INSTRUCTIONS TO FOLLOW
Without the pictures, print the lines running from the beginning of the material to the line containing "var offsets = [291, 194, 97, 0]", both ends included.

§ §

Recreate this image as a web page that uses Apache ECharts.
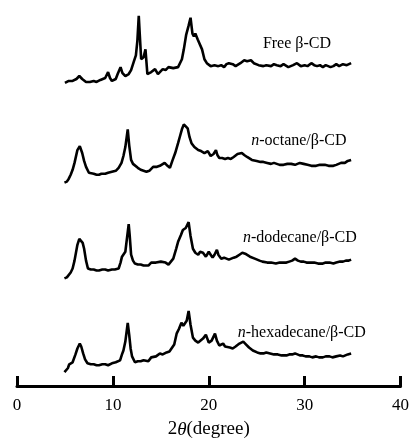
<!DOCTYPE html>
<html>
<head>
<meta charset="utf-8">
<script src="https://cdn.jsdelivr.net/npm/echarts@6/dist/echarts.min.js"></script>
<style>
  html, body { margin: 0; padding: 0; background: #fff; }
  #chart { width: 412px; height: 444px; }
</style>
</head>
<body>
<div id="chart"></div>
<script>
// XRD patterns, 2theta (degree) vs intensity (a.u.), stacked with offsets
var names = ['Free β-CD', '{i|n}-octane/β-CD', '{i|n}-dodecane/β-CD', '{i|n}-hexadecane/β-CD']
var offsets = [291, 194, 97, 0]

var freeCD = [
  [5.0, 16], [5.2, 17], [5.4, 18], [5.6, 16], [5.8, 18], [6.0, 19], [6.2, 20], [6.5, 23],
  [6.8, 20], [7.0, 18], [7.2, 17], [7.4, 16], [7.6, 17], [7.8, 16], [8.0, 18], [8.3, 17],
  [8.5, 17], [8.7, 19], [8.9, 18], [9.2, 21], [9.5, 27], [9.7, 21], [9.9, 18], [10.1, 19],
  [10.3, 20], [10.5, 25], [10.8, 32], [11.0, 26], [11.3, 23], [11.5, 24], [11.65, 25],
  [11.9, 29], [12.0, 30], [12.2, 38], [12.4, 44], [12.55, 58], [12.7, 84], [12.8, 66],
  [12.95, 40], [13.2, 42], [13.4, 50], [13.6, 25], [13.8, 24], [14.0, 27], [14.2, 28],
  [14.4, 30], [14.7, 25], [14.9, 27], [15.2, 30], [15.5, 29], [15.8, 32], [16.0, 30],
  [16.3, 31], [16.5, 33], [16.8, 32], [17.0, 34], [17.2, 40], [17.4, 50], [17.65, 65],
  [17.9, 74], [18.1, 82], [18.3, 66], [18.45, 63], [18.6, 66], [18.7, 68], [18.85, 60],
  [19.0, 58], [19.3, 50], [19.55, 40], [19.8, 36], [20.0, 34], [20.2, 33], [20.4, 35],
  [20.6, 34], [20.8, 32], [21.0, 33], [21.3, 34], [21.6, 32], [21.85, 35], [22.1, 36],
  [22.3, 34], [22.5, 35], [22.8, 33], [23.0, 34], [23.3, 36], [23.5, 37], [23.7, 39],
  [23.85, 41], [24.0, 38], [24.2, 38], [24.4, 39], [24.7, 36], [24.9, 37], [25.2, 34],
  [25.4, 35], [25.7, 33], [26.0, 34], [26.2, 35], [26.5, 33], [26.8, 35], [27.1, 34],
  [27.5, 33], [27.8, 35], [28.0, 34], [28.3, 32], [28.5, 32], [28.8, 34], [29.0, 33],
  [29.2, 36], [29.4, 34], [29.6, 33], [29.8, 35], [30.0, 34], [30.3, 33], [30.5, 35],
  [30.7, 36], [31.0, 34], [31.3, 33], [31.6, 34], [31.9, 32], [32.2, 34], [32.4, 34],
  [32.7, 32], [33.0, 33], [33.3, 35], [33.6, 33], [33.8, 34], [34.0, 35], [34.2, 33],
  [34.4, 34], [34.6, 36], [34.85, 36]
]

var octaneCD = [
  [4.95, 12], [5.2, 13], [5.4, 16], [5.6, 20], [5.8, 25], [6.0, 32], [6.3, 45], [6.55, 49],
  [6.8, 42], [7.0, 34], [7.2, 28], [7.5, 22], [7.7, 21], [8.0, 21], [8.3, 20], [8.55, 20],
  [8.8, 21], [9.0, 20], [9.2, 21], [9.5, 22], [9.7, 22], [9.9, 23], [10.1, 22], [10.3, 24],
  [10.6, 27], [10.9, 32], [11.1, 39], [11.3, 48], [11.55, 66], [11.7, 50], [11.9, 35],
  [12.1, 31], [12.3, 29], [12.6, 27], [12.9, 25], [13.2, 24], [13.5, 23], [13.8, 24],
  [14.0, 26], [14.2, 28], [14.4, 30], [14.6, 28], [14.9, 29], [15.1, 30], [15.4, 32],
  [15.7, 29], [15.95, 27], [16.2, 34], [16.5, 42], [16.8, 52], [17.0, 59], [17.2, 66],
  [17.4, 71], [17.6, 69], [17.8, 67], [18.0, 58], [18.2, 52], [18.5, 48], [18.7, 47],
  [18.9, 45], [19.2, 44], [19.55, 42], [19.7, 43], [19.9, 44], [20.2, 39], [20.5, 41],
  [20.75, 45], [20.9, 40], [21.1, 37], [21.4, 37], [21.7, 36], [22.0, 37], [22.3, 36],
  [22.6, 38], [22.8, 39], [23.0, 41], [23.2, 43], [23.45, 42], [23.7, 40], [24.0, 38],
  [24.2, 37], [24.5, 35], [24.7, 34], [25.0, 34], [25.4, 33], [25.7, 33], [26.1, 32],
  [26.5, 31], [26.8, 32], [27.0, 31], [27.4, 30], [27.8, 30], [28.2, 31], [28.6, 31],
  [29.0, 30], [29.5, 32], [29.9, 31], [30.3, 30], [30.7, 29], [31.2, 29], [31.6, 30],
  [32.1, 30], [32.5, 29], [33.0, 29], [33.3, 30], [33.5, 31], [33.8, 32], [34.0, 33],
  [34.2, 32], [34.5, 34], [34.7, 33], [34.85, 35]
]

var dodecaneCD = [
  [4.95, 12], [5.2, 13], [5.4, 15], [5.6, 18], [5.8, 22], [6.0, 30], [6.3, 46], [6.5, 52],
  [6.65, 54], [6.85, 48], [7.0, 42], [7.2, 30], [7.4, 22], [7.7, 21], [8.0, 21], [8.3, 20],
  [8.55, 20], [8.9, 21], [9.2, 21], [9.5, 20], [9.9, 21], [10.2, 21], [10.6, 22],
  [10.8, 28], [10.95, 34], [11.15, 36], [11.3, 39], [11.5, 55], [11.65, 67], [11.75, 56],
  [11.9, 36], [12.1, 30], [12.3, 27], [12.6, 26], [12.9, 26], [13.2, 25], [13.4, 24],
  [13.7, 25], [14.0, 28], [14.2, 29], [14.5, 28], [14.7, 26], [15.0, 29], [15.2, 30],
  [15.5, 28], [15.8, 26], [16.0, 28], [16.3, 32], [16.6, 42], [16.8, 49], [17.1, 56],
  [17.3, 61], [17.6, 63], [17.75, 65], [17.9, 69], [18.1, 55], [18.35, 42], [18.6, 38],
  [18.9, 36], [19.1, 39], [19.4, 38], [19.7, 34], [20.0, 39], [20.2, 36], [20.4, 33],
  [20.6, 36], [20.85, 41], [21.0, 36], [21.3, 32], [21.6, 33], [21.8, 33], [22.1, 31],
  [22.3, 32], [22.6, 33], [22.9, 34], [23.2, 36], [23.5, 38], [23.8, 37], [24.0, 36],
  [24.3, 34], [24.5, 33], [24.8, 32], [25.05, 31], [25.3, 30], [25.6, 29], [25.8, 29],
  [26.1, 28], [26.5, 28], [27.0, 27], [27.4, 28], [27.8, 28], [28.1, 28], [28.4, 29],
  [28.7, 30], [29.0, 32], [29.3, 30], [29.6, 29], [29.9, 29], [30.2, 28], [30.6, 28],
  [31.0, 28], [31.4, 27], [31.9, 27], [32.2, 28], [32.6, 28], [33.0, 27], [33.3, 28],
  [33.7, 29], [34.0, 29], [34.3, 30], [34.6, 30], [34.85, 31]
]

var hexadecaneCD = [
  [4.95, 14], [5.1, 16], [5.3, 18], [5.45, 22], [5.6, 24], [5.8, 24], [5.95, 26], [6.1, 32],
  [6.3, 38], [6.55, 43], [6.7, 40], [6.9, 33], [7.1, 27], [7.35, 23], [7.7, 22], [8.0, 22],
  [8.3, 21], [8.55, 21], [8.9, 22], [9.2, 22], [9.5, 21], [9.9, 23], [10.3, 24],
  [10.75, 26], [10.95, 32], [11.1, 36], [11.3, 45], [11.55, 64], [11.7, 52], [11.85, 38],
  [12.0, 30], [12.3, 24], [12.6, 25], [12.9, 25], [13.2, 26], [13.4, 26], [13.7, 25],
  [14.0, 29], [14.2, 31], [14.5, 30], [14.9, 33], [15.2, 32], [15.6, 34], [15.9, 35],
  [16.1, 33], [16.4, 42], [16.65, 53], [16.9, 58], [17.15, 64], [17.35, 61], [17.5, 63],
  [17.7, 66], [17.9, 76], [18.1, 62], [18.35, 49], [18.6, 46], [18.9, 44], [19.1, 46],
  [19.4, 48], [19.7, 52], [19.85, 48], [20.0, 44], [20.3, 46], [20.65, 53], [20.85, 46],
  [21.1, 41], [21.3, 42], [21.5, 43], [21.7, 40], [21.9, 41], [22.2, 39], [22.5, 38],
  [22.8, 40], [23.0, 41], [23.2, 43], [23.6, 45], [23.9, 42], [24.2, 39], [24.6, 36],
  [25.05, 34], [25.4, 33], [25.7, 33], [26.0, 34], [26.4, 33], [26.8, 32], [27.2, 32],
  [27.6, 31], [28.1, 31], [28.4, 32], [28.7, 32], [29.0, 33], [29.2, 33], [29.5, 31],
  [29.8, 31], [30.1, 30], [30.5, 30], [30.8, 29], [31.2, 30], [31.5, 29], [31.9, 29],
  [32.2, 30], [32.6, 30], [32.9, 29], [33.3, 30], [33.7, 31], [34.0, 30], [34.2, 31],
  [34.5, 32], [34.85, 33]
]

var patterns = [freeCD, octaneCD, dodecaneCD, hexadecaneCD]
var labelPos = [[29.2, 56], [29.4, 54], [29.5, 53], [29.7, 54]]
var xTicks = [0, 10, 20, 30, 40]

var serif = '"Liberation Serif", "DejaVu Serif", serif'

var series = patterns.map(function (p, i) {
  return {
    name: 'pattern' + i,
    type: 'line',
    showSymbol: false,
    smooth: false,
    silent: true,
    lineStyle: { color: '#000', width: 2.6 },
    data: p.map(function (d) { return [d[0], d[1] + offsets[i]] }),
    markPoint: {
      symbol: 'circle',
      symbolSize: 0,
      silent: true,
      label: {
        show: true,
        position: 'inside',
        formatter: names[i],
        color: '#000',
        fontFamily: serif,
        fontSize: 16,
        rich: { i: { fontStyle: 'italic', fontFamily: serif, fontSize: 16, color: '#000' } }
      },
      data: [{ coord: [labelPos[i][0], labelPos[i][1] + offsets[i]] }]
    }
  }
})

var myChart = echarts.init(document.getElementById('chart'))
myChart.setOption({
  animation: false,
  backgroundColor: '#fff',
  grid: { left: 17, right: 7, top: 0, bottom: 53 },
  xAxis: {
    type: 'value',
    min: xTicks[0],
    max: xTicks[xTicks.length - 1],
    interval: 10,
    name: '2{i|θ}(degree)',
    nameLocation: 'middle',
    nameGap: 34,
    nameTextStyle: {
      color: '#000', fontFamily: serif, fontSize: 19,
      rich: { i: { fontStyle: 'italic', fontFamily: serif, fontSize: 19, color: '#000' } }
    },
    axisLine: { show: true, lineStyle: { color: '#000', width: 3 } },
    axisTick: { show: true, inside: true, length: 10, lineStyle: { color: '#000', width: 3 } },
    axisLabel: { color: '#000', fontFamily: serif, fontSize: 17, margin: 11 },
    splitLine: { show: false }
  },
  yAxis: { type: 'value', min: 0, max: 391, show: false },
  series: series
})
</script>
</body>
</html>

§ §

EXPECTED ANSWER
Recreate this image as a web page that uses Apache ECharts.
<!DOCTYPE html>
<html>
<head>
<meta charset="utf-8">
<script src="https://cdn.jsdelivr.net/npm/echarts@6/dist/echarts.min.js"></script>
<style>
  html, body { margin: 0; padding: 0; background: #fff; }
  #chart { width: 412px; height: 444px; }
</style>
</head>
<body>
<div id="chart"></div>
<script>
// XRD patterns, 2theta (degree) vs intensity (a.u.), stacked with offsets
var names = ['Free β-CD', '{i|n}-octane/β-CD', '{i|n}-dodecane/β-CD', '{i|n}-hexadecane/β-CD']
var offsets = [291, 194, 97, 0]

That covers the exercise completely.